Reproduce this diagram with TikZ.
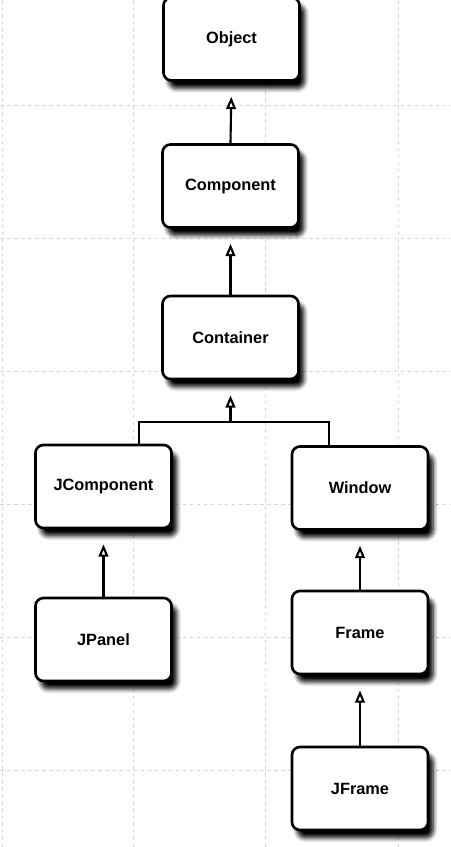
\documentclass[tikz,border=0pt]{standalone}
\usepackage{fontspec}
\setmainfont{Liberation Sans}
\usetikzlibrary{arrows.meta,shadows.blur}
\tikzset{
  classbox/.style={draw, line width=1.5pt, fill=white, rounded corners=4.5pt,
    minimum width=2.72cm, minimum height=1.66cm, font=\fontsize{9.3}{11}\selectfont\bfseries,
    blur shadow={shadow xshift=3pt, shadow yshift=-4.5pt, shadow blur radius=2.5pt, shadow blur steps=6, shadow opacity=100}},
  inherit/.style={line width=1.2pt, -{Triangle[open, length=7pt, width=5.5pt, line width=1.2pt]}, shorten >=0.3cm},
  gridline/.style={black!16, line width=0.5pt, dash pattern=on 2pt off 2pt}
}
\begin{document}
\begin{tikzpicture}
			\useasboundingbox (0, 0) rectangle (9, -16.94);
			
			%%%%% GRID %%%%%
			\foreach \gx in {0.05, 2.66, 5.3, 7.96}
			  \draw[gridline] (\gx, 0) -- (\gx, -16.94);
			\foreach \gy in {-2.1, -4.76, -7.42, -10.08, -12.74, -15.4}
			  \draw[gridline] (0, \gy) -- (9, \gy);
			
			%%%%% CLASSES %%%%%
			\node[classbox] (object) at (4.63, -0.78) {Object};
			\node[classbox] (component) at (4.61, -3.72) {Component};
			\node[classbox] (container) at (4.61, -6.75) {Container};
			
			\node[classbox] (jcomponent) at (2.07, -9.73) {JComponent};
			\node[classbox] (jpanel) at (2.07, -12.79) {JPanel};
			
			\node[classbox] (window) at (7.2, -9.76) {Window};
			\node[classbox] (frame) at (7.2, -12.65) {Frame};
			\node[classbox] (jframe) at (7.2, -15.77) {JFrame};
			
			%%%%% INHERITANCE %%%%%
			\draw[inherit] (component.north) -- (object.south);
			\draw[inherit] (container.north) -- (component.south);
			\draw[inherit] (jpanel.north) -- (jcomponent.south);
			\draw[inherit] (frame.north) -- (window.south);
			\draw[inherit] (jframe.north) -- (frame.south);
			
			\coordinate (split) at (4.61, -8.44);
			\draw[line width=1.2pt] ([xshift=0.71cm]jcomponent.north) |- (split) -| ([xshift=-0.62cm]window.north);
			\draw[inherit] (split) -- (container.south);
\end{tikzpicture}
\end{document}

▶ _Task objective_
Copy all the data exactly as written, but skip any picture.

▶ _Exercise response_
Reproduce this diagram with TikZ.
\documentclass[tikz,border=0pt]{standalone}
\usepackage{fontspec}
\setmainfont{Liberation Sans}
\usetikzlibrary{arrows.meta,shadows.blur}
\tikzset{
  classbox/.style={draw, line width=1.5pt, fill=white, rounded corners=4.5pt,
    minimum width=2.72cm, minimum height=1.66cm, font=\fontsize{9.3}{11}\selectfont\bfseries,
    blur shadow={shadow xshift=3pt, shadow yshift=-4.5pt, shadow blur radius=2.5pt, shadow blur steps=6, shadow opacity=100}},
  inherit/.style={line width=1.2pt, -{Triangle[open, length=7pt, width=5.5pt, line width=1.2pt]}, shorten >=0.3cm},
  gridline/.style={black!16, line width=0.5pt, dash pattern=on 2pt off 2pt}
}
\begin{document}
\begin{tikzpicture}
			\useasboundingbox (0, 0) rectangle (9, -16.94);
			
			%%%%% GRID %%%%%
			\foreach \gx in {0.05, 2.66, 5.3, 7.96}
			  \draw[gridline] (\gx, 0) -- (\gx, -16.94);
			\foreach \gy in {-2.1, -4.76, -7.42, -10.08, -12.74, -15.4}
			  \draw[gridline] (0, \gy) -- (9, \gy);
			
			%%%%% CLASSES %%%%%
			\node[classbox] (object) at (4.63, -0.78) {Object};
			\node[classbox] (component) at (4.61, -3.72) {Component};
			\node[classbox] (container) at (4.61, -6.75) {Container};
			
			\node[classbox] (jcomponent) at (2.07, -9.73) {JComponent};
			\node[classbox] (jpanel) at (2.07, -12.79) {JPanel};
			
			\node[classbox] (window) at (7.2, -9.76) {Window};
			\node[classbox] (frame) at (7.2, -12.65) {Frame};
			\node[classbox] (jframe) at (7.2, -15.77) {JFrame};
			
			%%%%% INHERITANCE %%%%%
			\draw[inherit] (component.north) -- (object.south);
			\draw[inherit] (container.north) -- (component.south);
			\draw[inherit] (jpanel.north) -- (jcomponent.south);
			\draw[inherit] (frame.north) -- (window.south);
			\draw[inherit] (jframe.north) -- (frame.south);
			
			\coordinate (split) at (4.61, -8.44);
			\draw[line width=1.2pt] ([xshift=0.71cm]jcomponent.north) |- (split) -| ([xshift=-0.62cm]window.north);
			\draw[inherit] (split) -- (container.south);
\end{tikzpicture}
\end{document}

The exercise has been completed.